# Web Scraping with Python 

**An Introduction to Data Ingestion from the Internet &middot; March 31, 2017**

## Outline 

1. Introduction 
2. Basic Workflow 
3. Basic Page Fetch 
4. HTTP Basics 
5. Parsing Data 
6. HTML Basics 
7. CSS Selectors 
8. Data Extraction 
9. Data Storage 
10. Scraping Basics

## Introduction 

Two of the most popular ways of ingesting data from the internet are web scraping and web crawling. Scraping (done by scrapers) refers to the automated extraction of specific information from a web page. This information is often a page's text content, but it may also include the headers, the date the page was published, what links are present on the page, or any other specific information the page contains. 

Crawling (done by crawlers or spiders) involves the traversal of a website's link network, while saving or indexing all the pages in that network. 

Scraping is done with an explicit purpose of extracting specific information from a page, while crawling is done in order to obtain information about link networks within and between websites. 

It is possible to both crawl a website and scrape each of the pages, but only if we know what specific content we want from each page and have information about its structure in advance.

![Scraping vs.
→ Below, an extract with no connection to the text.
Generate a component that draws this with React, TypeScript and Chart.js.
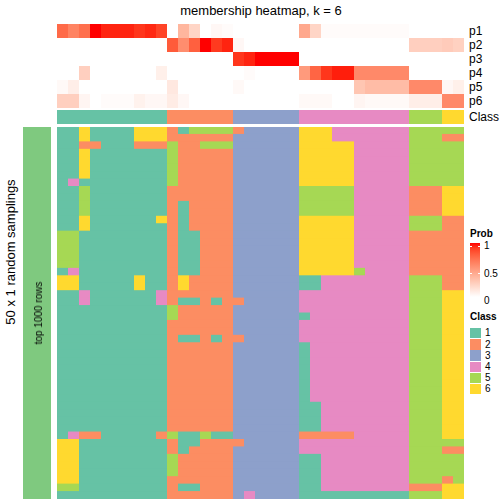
import React, { useEffect, useRef } from "react";
import { Chart, registerables } from "chart.js";

Chart.register(...registerables);

// ---------- data ----------
const CLASS_LABELS = ["1", "2", "3", "4", "5", "6"];
const CLASS_COLORS = ["#66C2A5", "#FC8D62", "#8DA0CB", "#E78AC3", "#A6D854", "#FFD92F"];
const PROB_LABELS = ["p1", "p2", "p3", "p4", "p5", "p6"];
const PROB_TICKS = ["1", "0.5", "0"];
const TITLE = "membership heatmap, k = 6";
const ROW_TITLE = "50 x 1 random samplings";
const SPLIT_LABEL = "top 1000 rows";

const p1 = [0.74, 0.63, 0.72, 1.0, 0.96, 0.96, 0.96, 0.92, 0.95, 0.88, 0, 0.38, 0.22, 0, 0.04, 0.02, 0, 0, 0, 0, 0, 0, 0.45, 0.22, 0.02, 0.02, 0.02, 0.02, 0.02, 0.02, 0.02, 0.02, 0, 0, 0, 0, 0];
const p2 = [0, 0, 0, 0, 0, 0, 0, 0, 0, 0, 0.8, 0.58, 0.78, 1.0, 0.91, 0.96, 0.04, 0, 0, 0, 0, 0, 0, 0, 0, 0, 0, 0, 0, 0, 0, 0, 0.25, 0.25, 0.25, 0.27, 0.24];
const p3 = [0, 0, 0, 0, 0, 0, 0, 0, 0, 0, 0, 0, 0, 0, 0, 0, 0.92, 0.96, 1.0, 1.0, 1.0, 1.0, 0, 0, 0, 0, 0, 0, 0, 0, 0, 0, 0, 0, 0, 0, 0];
const p4 = [0, 0, 0.25, 0, 0, 0, 0, 0, 0, 0.08, 0, 0, 0, 0, 0, 0, 0, 0.02, 0, 0, 0, 0, 0.52, 0.76, 0.92, 0.97, 0.97, 0.6, 0.6, 0.6, 0.6, 0.6, 0, 0, 0, 0, 0];
const p5 = [0.03, 0.09, 0, 0, 0, 0, 0, 0, 0, 0, 0.12, 0, 0, 0, 0, 0, 0.03, 0, 0, 0, 0, 0, 0, 0, 0, 0, 0, 0.3, 0.35, 0.35, 0.35, 0.35, 0.6, 0.6, 0.6, 0.04, 0.08];
const p6 = [0.25, 0.25, 0.05, 0, 0.02, 0.02, 0.02, 0.07, 0.04, 0.04, 0.1, 0.04, 0, 0, 0, 0, 0, 0, 0, 0, 0, 0, 0.03, 0.03, 0.03, 0, 0, 0.05, 0.03, 0.03, 0.03, 0.03, 0.09, 0.09, 0.09, 0.6, 0.6];

const sampleClass = [1, 1, 1, 1, 1, 1, 1, 1, 1, 1, 2, 2, 2, 2, 2, 2, 3, 3, 3, 3, 3, 3, 4, 4, 4, 4, 4, 4, 4, 4, 4, 4, 5, 5, 5, 6, 6];

// 50 random samplings x 37 samples (class per cell)
const membership = [
  "1161111666" + "215555" + "233333" + "6664444444" + "555" + "55",
  "1161111666" + "222222" + "333333" + "6664444444" + "555" + "22",
  "1122111222" + "522555" + "333333" + "6666644444" + "555" + "55",
  "1161111111" + "522222" + "333333" + "6666644444" + "555" + "55",
  "1161111111" + "522222" + "333333" + "6666644444" + "555" + "55",
  "1161111111" + "522222" + "333333" + "6666644444" + "555" + "55",
  "1161111111" + "522222" + "333333" + "6666644444" + "555" + "55",
  "1411111111" + "522222" + "333333" + "6666644444" + "555" + "55",
  "1151111111" + "222222" + "333333" + "5555544444" + "222" + "66",
  "1151111111" + "222222" + "333333" + "5555544444" + "222" + "66",
  "1151111111" + "212222" + "333333" + "5555544444" + "222" + "66",
  "1151111111" + "212222" + "333333" + "5555544444" + "222" + "66",
  "1161111116" + "212222" + "333333" + "6666644444" + "555" + "22",
  "1161111111" + "212222" + "333333" + "6666644444" + "555" + "22",
  "5511111111" + "211222" + "333333" + "6666644444" + "222" + "22",
  "5511111111" + "211222" + "333333" + "6666644444" + "222" + "22",
  "5511111111" + "211222" + "333333" + "6666644444" + "222" + "22",
  "5511111111" + "211222" + "333333" + "6666644444" + "222" + "22",
  "5511111111" + "211222" + "333333" + "6666644444" + "222" + "22",
  "1411111111" + "211222" + "333333" + "6666654444" + "222" + "22",
  "6611111611" + "262222" + "333333" + "1144444444" + "555" + "22",
  "6611111611" + "262222" + "333333" + "1144444444" + "555" + "22",
  "1141111114" + "222222" + "333333" + "4444444444" + "555" + "66",
  "1141111114" + "211212" + "233333" + "4444444444" + "555" + "66",
  "1111111111" + "522222" + "333333" + "4444444444" + "555" + "66",
  "1111111111" + "522222" + "333333" + "1444444444" + "555" + "66",
  "1111111111" + "222222" + "333333" + "4444444444" + "555" + "66",
  "1111111111" + "222222" + "333333" + "4444444444" + "555" + "66",
  "1111111111" + "211212" + "233333" + "4444444444" + "555" + "66",
  "1111111111" + "222222" + "333333" + "1444444444" + "555" + "66",
  "1111111111" + "222222" + "333333" + "1444444444" + "555" + "66",
  "1111111111" + "222222" + "333333" + "1444444444" + "555" + "66",
  "1111111111" + "222222" + "333333" + "1444444444" + "555" + "66",
  "1111111111" + "222222" + "333333" + "1444444444" + "555" + "66",
  "1111111111" + "222222" + "333333" + "1444444444" + "555" + "66",
  "1111111111" + "222222" + "333333" + "1444444444" + "555" + "66",
  "1111111111" + "222222" + "333333" + "1444444444" + "555" + "66",
  "1111111111" + "222222" + "333333" + "1144444444" + "555" + "66",
  "1111111111" + "222222" + "333333" + "1144444444" + "555" + "66",
  "1111111111" + "222222" + "333333" + "1144444444" + "555" + "66",
  "1111111111" + "222222" + "333333" + "1144444444" + "555" + "66",
  "1422111112" + "511511" + "333333" + "2222244444" + "555" + "66",
  "6611111111" + "211222" + "233333" + "4444444444" + "555" + "55",
  "6611111111" + "212222" + "333333" + "4444444444" + "555" + "22",
  "6611111111" + "522222" + "333333" + "1144444444" + "555" + "55",
  "6611111111" + "522222" + "333333" + "1144444444" + "555" + "55",
  "6611111111" + "522222" + "333333" + "1144444444" + "555" + "55",
  "6611111111" + "222222" + "333333" + "1144444444" + "555" + "25",
  "5511111111" + "211222" + "333333" + "1144444444" + "222" + "66",
  "1111111111" + "222222" + "343333" + "1111111111" + "555" + "66",
];

const SPLIT_COLOR = "#7FC97F";

// ---------- colour helpers (white -> red in LAB) ----------
function toLin(c: number) {
  const v = c / 255;
  return v <= 0.04045 ? v / 12.92 : Math.pow((v + 0.055) / 1.055, 2.4);
}
function toSrgb(c: number) {
  const v = Math.min(1, Math.max(0, c));
  const s = v <= 0.0031308 ? 12.92 * v : 1.055 * Math.pow(v, 1 / 2.4) - 0.055;
  return Math.round(s * 255);
}
const XN = 0.95047, YN = 1, ZN = 1.08883;
function f(t: number) { return t > 0.008856 ? Math.cbrt(t) : 7.787 * t + 16 / 116; }
function finv(t: number) { const t3 = t * t * t; return t3 > 0.008856 ? t3 : (t - 16 / 116) / 7.787; }
function rgbToLab(r: number, g: number, b: number) {
  const R = toLin(r), G = toLin(g), B = toLin(b);
  const X = (0.4124 * R + 0.3576 * G + 0.1805 * B) / XN;
  const Y = (0.2126 * R + 0.7152 * G + 0.0722 * B) / YN;
  const Z = (0.0193 * R + 0.1192 * G + 0.9505 * B) / ZN;
  const fx = f(X), fy = f(Y), fz = f(Z);
  return [116 * fy - 16, 500 * (fx - fy), 200 * (fy - fz)];
}
function labToRgb(L: number, a: number, b: number) {
  const fy = (L + 16) / 116, fx = fy + a / 500, fz = fy - b / 200;
  const X = finv(fx) * XN, Y = finv(fy) * YN, Z = finv(fz) * ZN;
  const R = 3.2406 * X - 1.5372 * Y - 0.4986 * Z;
  const G = -0.9689 * X + 1.8758 * Y + 0.0415 * Z;
  const B = 0.0557 * X - 0.204 * Y + 1.057 * Z;
  return `rgb(${toSrgb(R)},${toSrgb(G)},${toSrgb(B)})`;
}
const LAB_W = rgbToLab(255, 255, 255);
const LAB_R = rgbToLab(255, 0, 0);
function probColor(t: number) {
  return labToRgb(
    LAB_W[0] + (LAB_R[0] - LAB_W[0]) * t,
    LAB_W[1] + (LAB_R[1] - LAB_W[1]) * t,
    LAB_W[2] + (LAB_R[2] - LAB_W[2]) * t
  );
}

// ---------- heatmap drawn as stacked horizontal bars ----------
type HeatProps = { colors: string[][]; left: number; top: number; width: number; height: number };

function HeatCanvas({ colors, left, top, width, height }: HeatProps) {
  const ref = useRef<HTMLCanvasElement>(null);
  useEffect(() => {
    const nRows = colors.length;
    const nCols = colors[0].length;
    const rowH = height / nRows;
    // fractional row heights: let each bar overlap half a pixel on each side so no seams appear
    const ratio = Number.isInteger(rowH) ? 1 : 1 + 1 / rowH;
    const datasets = colors[0].map((_, c) => ({
      data: colors.map(() => 1),
      backgroundColor: colors.map((row) => row[c]),
      borderWidth: 0,
      barPercentage: ratio,
      categoryPercentage: 1,
      inflateAmount: 0,
    }));
    const chart = new Chart(ref.current as HTMLCanvasElement, {
      type: "bar",
      data: { labels: colors.map((_, i) => String(i + 1)), datasets },
      options: {
        indexAxis: "y",
        responsive: false,
        maintainAspectRatio: false,
        animation: false,
        events: [],
        layout: { padding: 0 },
        plugins: { legend: { display: false }, tooltip: { enabled: false }, title: { display: false } },
        scales: {
          x: { type: "linear", stacked: true, display: false, min: 0, max: nCols },
          y: { stacked: true, display: false },
        },
      },
    });
    return () => chart.destroy();
  }, []);
  return (
    <canvas
      ref={ref}
      width={width}
      height={height}
      style={{ position: "absolute", left, top, width, height }}
    />
  );
}

const FONT = '"Liberation Sans", Arial, Helvetica, sans-serif';

function Txt({ x, baseline, size, children, bold, align = "left" }: any) {
  const top = baseline - 0.8465 * size;
  const style: React.CSSProperties = {
    position: "absolute",
    top,
    left: x,
    fontFamily: FONT,
    fontSize: size,
    lineHeight: `${size}px`,
    fontWeight: bold ? "bold" : "normal",
    whiteSpace: "nowrap",
    color: "#000",
  };
  if (align === "center") style.transform = "translateX(-50%)";
  return <div style={style}>{children}</div>;
}

function VTxt({ cx, cy, size, children }: any) {
  return (
    <div
      style={{
        position: "absolute",
        left: cx,
        top: cy,
        fontFamily: FONT,
        fontSize: size,
        lineHeight: `${size}px`,
        whiteSpace: "nowrap",
        transform: "translate(-50%, -50%) rotate(-90deg)",
        color: "#000",
      }}
    >
      {children}
    </div>
  );
}

export default function App() {
  const probRows = [p1, p2, p3, p4, p5, p6].map((r) => r.map(probColor));
  const classRow = [sampleClass.map((c) => CLASS_COLORS[c - 1])];
  const mainRows = membership.map((s) => s.split("").map((ch) => CLASS_COLORS[Number(ch) - 1]));
  const splitRow = [[SPLIT_COLOR]];

  const gradStops = Array.from({ length: 11 }, (_, i) => `${probColor(1 - i / 10)} ${i * 10}%`).join(", ");

  const left = 57, width = 407;
  const rowCenters = [31, 45, 59, 73, 87, 101];

  return (
    <div style={{ position: "fixed", left: 0, top: 0, width: 504, height: 504, background: "#fff", overflow: "hidden" }}>
      <Txt x={261} baseline={15} size={13} align="center">{TITLE}</Txt>

      <HeatCanvas colors={probRows} left={left} top={24} width={width} height={84} />
      <HeatCanvas colors={classRow} left={left} top={110} width={width} height={14} />
      <HeatCanvas colors={mainRows} left={left} top={127} width={width} height={372} />
      <HeatCanvas colors={splitRow} left={23} top={127} width={28} height={372} />

      {PROB_LABELS.map((l, i) => (
        <Txt key={l} x={469} baseline={rowCenters[i] + 4.5} size={12}>{l}</Txt>
      ))}
      <Txt x={469} baseline={121.5} size={12}>Class</Txt>

      <VTxt cx={10} cy={252} size={13}>{ROW_TITLE}</VTxt>
      <VTxt cx={38.5} cy={313} size={10}>{SPLIT_LABEL}</VTxt>

      {/* legend: Prob */}
      <Txt x={470} baseline={237} size={10} bold>Prob</Txt>
      <div style={{ position: "absolute", left: 470, top: 243, width: 10, height: 54, background: `linear-gradient(to bottom, ${gradStops})` }} />
      {[246, 273].map((y) => (
        <React.Fragment key={y}>
          <div style={{ position: "absolute", left: 470, top: y, width: 2, height: 1, background: "#fff" }} />
          <div style={{ position: "absolute", left: 478, top: y, width: 2, height: 1, background: "#fff" }} />
        </React.Fragment>
      ))}
      <Txt x={484} baseline={249} size={10}>{PROB_TICKS[0]}</Txt>
      <Txt x={484} baseline={277} size={10}>{PROB_TICKS[1]}</Txt>
      <Txt x={484} baseline={304} size={10}>{PROB_TICKS[2]}</Txt>

      {/* legend: Class */}
      <Txt x={470} baseline={320} size={10} bold>Class</Txt>
      {CLASS_LABELS.map((l, i) => (
        <React.Fragment key={l}>
          <div style={{ position: "absolute", left: 470, top: 328 + i * 11.2, width: 11, height: 10.4, background: CLASS_COLORS[i] }} />
          <Txt x={485} baseline={328 + i * 11.2 + 5.2 + 3.6} size={10}>{l}</Txt>
        </React.Fragment>
      ))}
    </div>
  );
}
Crawling](images/scraping_v_crawling.png)

### What is Web Scraping?

 - Automated extraction of specific information from a web page. 
 - Often a page's text content, but it may also include: 
     - Headers
     - Date the page was published
     - Links are present on the page
     - Any other specific information the page contains
 - Objective: extracting specific information from a page

#### Challenges of Web Scraping

 - Need to determine what information you want
 - Need custom scraper for each site
 - Different pages have different structure
 - Page structure/content changes periodically
 - Javascript can make scraping difficult
 - Potential legal issues


### What is Web Crawling?

 - Traversal of a website's link network
 - Saving or indexing all the pages in that network
 - Obtain information about link networks within and between websites.


#### Challenges of Web Crawling

 - Need to know the site structure in advance
 - Determining depth of crawl
 - Latency/bandwidth variations
 - Site mirrors and duplicate pages
 - Spider/crawler traps

### From Crawling to Scraping

 - Different Objectives
     - Scraping - extracting specific information from a page.
     - Crawling - obtain information about link networks within and between websites.
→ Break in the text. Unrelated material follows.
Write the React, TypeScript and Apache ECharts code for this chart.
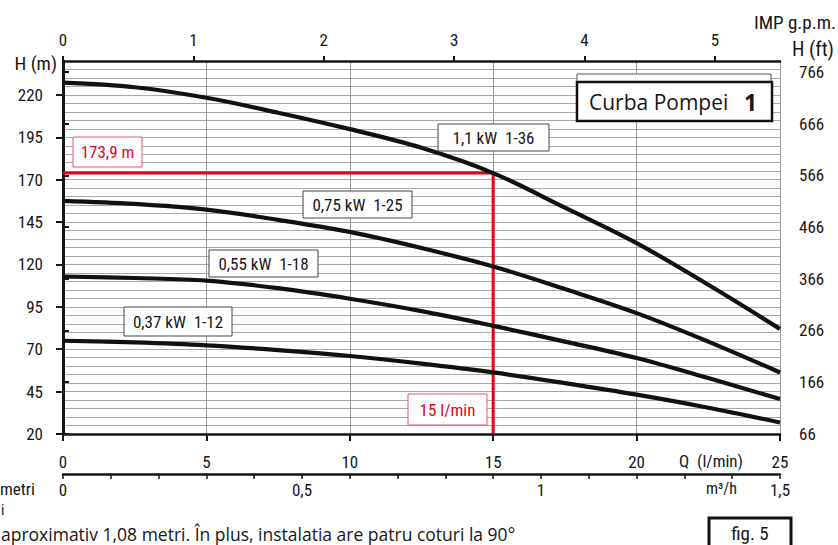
import React, { useEffect, useRef } from 'react';
import * as echarts from 'echarts';

// ---- data ----
const Q_LMIN = [0, 2.5, 5, 7.5, 10, 12.5, 15, 17.5, 20, 22.5, 25];
const H_1_36 = [227.2, 224.5, 218.3, 209.5, 199.8, 188.8, 173.9, 153.5, 132.6, 108, 82];
const H_1_25 = [157.5, 155.7, 152.3, 146.3, 139.2, 129.7, 118.8, 105.5, 91.3, 74.5, 56.3];
const H_1_18 = [112.9, 112, 110.5, 106, 99.8, 92.5, 83.8, 74.5, 64.8, 53, 40.6];
const H_1_12 = [75, 74, 72.3, 69.5, 66, 61.5, 56.3, 50, 43.2, 35.5, 26.8];
const CURVE_NAMES = ['1,1 kW  1-36', '0,75 kW  1-25', '0,55 kW  1-18', '0,37 kW  1-12'];

const H_M_TICKS = [20, 45, 70, 95, 120, 145, 170, 195, 220];
const H_FT_TICKS = [66, 166, 266, 366, 466, 566, 666, 766];
const IMP_TICKS = [0, 1, 2, 3, 4, 5];
const M3H_LABELS = [0, 0.5, 1, 1.5];

const DUTY_Q = 15;
const DUTY_H = 173.9;
const DUTY_H_LABEL = '173,9 m';
const DUTY_Q_LABEL = '15 l/min';

const H_MIN = 20;
const H_MAX = 240;
const Q_MAX = 25;
const FT_PER_M = 3.28084;
const LMIN_PER_IMPGPM = 4.54609;
const LMIN_PER_M3H = 1000 / 60;

const NARROW = '"Liberation Sans Narrow", "Roboto Condensed", Roboto, sans-serif';
const SANS = '"Open Sans", "Noto Sans", sans-serif';
const INK = '#161616';
const RED = '#e2001a';

function labelBox(x: number, y: number, w: number, h: number, text: string, color: string, border: string, font: string) {
  return [
    { type: 'rect', z: 100, shape: { x, y, width: w, height: h }, style: { fill: '#fff', stroke: border, lineWidth: 1 } },
    { type: 'text', z: 101, style: { text, x: x + w / 2, y: y + h / 2, textAlign: 'center', textVerticalAlign: 'middle', font, fill: color } },
  ];
}

export default function App() {
  const ref = useRef<HTMLDivElement>(null);
  useEffect(() => {
    if (!ref.current) return;
    const chart = echarts.init(ref.current, null, { renderer: 'svg' });
    const pairs = (arr: number[]) => Q_LMIN.map((q, i) => [q, arr[i]]);
    const curves = [H_1_36, H_1_25, H_1_18, H_1_12];
    const labelFont = '17px ' + NARROW;

    const option: any = {
      animation: false,
      backgroundColor: '#fff',
      grid: { left: 63, right: 58, top: 61, bottom: 111, containLabel: false },
      xAxis: [
        {
          type: 'value', position: 'bottom', min: 0, max: Q_MAX, interval: 5,
          axisLine: { show: true, lineStyle: { color: INK, width: 2.5 } },
          axisTick: { show: true, length: 7, lineStyle: { color: INK, width: 2 } },
          axisLabel: { margin: 19, color: INK, fontSize: 17, fontFamily: NARROW },
          splitLine: { show: true, lineStyle: { color: '#9a9a9a', width: 1 } },
        },
        {
          type: 'value', position: 'top', min: 0, max: Q_MAX / LMIN_PER_IMPGPM,
          axisLine: { show: true, lineStyle: { color: INK, width: 2.5 } },
          axisTick: { show: true, length: 5, customValues: IMP_TICKS, lineStyle: { color: INK, width: 2 } },
          axisLabel: { margin: 13, color: INK, fontSize: 17, fontFamily: NARROW, customValues: IMP_TICKS, formatter: (v: number) => String(v) },
          splitLine: { show: false },
        },
        {
          type: 'value', position: 'bottom', offset: 40, min: 0, max: Q_MAX / LMIN_PER_M3H, interval: 0.1,
          axisLine: { show: true, lineStyle: { color: INK, width: 2.5 } },
          axisTick: { show: true, length: 5, lineStyle: { color: INK, width: 1.5 } },
          axisLabel: {
            margin: 7, color: INK, fontSize: 17, fontFamily: NARROW,
            formatter: (v: number) => (M3H_LABELS.some((m) => Math.abs(m - v) < 1e-6) ? String(Math.round(v * 10) / 10).replace('.', ',') : ''),
          },
          splitLine: { show: false },
        },
      ],
      yAxis: [
        {
          type: 'value', position: 'left', min: H_MIN, max: H_MAX, interval: 5,
          axisLine: { show: false }, axisTick: { show: false }, axisLabel: { show: false },
          splitLine: { show: true, lineStyle: { color: '#a8a8a8', width: 1.2 } },
        },
        {
          type: 'value', position: 'right', min: H_MIN * FT_PER_M, max: H_MAX * FT_PER_M,
          axisLine: { show: true, lineStyle: { color: INK, width: 2.5 } },
          axisTick: { show: true, length: 6, customValues: H_FT_TICKS, lineStyle: { color: INK, width: 2 } },
          axisLabel: { margin: 19, color: INK, fontSize: 17, fontFamily: NARROW, customValues: H_FT_TICKS, formatter: (v: number) => String(v) },
          splitLine: { show: false },
        },
        {
          type: 'value', position: 'left', min: H_MIN, max: H_MAX,
          axisLine: { show: true, lineStyle: { color: INK, width: 3 } },
          axisTick: { show: true, length: 7, customValues: H_M_TICKS, lineStyle: { color: INK, width: 2 } },
          axisLabel: { margin: 20, color: INK, fontSize: 17, fontFamily: NARROW, customValues: H_M_TICKS, formatter: (v: number) => String(v) },
          splitLine: { show: false },
        },
      ],
      series: [
        {
          type: 'line', xAxisIndex: 0, yAxisIndex: 0, showSymbol: false, silent: true, z: 3,
          data: [[0, DUTY_H], [DUTY_Q, DUTY_H], [DUTY_Q, H_MIN]],
          lineStyle: { color: RED, width: 3 },
        },
        ...curves.map((c, i) => ({
          name: CURVE_NAMES[i], type: 'line', xAxisIndex: 0, yAxisIndex: 0, smooth: 0.35, showSymbol: false, silent: true, z: 4,
          data: pairs(c), lineStyle: { color: '#111', width: 4.2 },
        })),
      ],
      graphic: [
        // axis names
        { type: 'text', z: 100, style: { text: 'H (m)', x: 57, y: 63, textAlign: 'right', textVerticalAlign: 'middle', font: '19px ' + NARROW, fill: INK } },
        { type: 'text', z: 100, style: { text: 'IMP g.p.m.', x: 836, y: 22, textAlign: 'right', textVerticalAlign: 'middle', font: '19px ' + NARROW, fill: INK } },
        { type: 'text', z: 100, style: { text: 'H (ft)', x: 834, y: 49, textAlign: 'right', textVerticalAlign: 'middle', font: '20px ' + NARROW, fill: INK } },
        { type: 'text', z: 100, style: { text: 'Q  (l/min)', x: 743, y: 461, textAlign: 'right', textVerticalAlign: 'middle', font: '17px ' + NARROW, fill: INK } },
        { type: 'text', z: 100, style: { text: 'm³/h', x: 737, y: 488, textAlign: 'right', textVerticalAlign: 'middle', font: '16px ' + NARROW, fill: INK } },
        // curve labels
        ...labelBox(438, 124, 111, 27, CURVE_NAMES[0], INK, '#444', labelFont),
        ...labelBox(303, 191, 109, 27, CURVE_NAMES[1], INK, '#444', labelFont),
        ...labelBox(209, 250, 109, 27, CURVE_NAMES[2], INK, '#444', labelFont),
        ...labelBox(124, 307, 108, 29, CURVE_NAMES[3], INK, '#444', labelFont),
        // duty point labels
        ...labelBox(73, 137, 69, 30, DUTY_H_LABEL, RED, '#e8566a', labelFont),
        ...labelBox(408, 394, 79, 31, DUTY_Q_LABEL, RED, '#e8566a', labelFont),
        // title box
        { type: 'rect', z: 100, shape: { x: 577, y: 74, width: 194, height: 44 }, style: { fill: '#fff', stroke: '#555', lineWidth: 1 } },
        { type: 'rect', z: 101, shape: { x: 577, y: 82, width: 195, height: 39 }, style: { fill: '#fff', stroke: '#111', lineWidth: 2.5 } },
        { type: 'text', z: 102, style: { text: 'Curba Pompei', x: 589, y: 102, textAlign: 'left', textVerticalAlign: 'middle', font: '21px ' + SANS, fill: INK } },
        { type: 'text', z: 102, style: { text: '1', x: 744, y: 102, textAlign: 'left', textVerticalAlign: 'middle', font: 'bold 23px ' + SANS, fill: INK } },
        // fig. 5 box
        { type: 'rect', z: 100, shape: { x: 709, y: 518, width: 82, height: 40 }, style: { fill: '#fff', stroke: '#111', lineWidth: 3 } },
        { type: 'text', z: 101, style: { text: 'fig. 5', x: 750, y: 533, textAlign: 'center', textVerticalAlign: 'middle', font: '19px ' + NARROW, fill: INK } },
        // surrounding page text fragments
        { type: 'text', z: 100, style: { text: 'metri', x: 0, y: 489, textAlign: 'left', textVerticalAlign: 'middle', font: '17px ' + NARROW, fill: INK } },
        { type: 'text', z: 100, style: { text: 'i', x: 1, y: 510, textAlign: 'left', textVerticalAlign: 'middle', font: '15px ' + NARROW, fill: INK } },
        { type: 'text', z: 100, style: { text: 'aproximativ 1,08 metri. În plus, instalatia are patru coturi la 90°', x: 1, y: 534, textAlign: 'left', textVerticalAlign: 'middle', font: '17.5px ' + SANS, fill: INK } },
      ],
    };
    chart.setOption(option);
    return () => chart.dispose();
  }, []);
  return <div ref={ref} style={{ position: 'fixed', left: 0, top: 0, width: 838, height: 545, background: '#fff' }} />;
}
 - Possible to crawl a site and scrape pages.
 - Need to know specific content we want from each page .
 - Need to have information about site structure in advance.


## Basic Workflow 

Create a function that takes as input a url and returns data. 

In [2]:
def scrape(url):
    # Perform a web request 
    # Perform data extraction 
    # Handle or raise exceptions 
    return data 

This simple function is then operationalized across an entire site or sites and can be parallelized for better performance. Visually:

![Basic Workflow](images/workflow.png)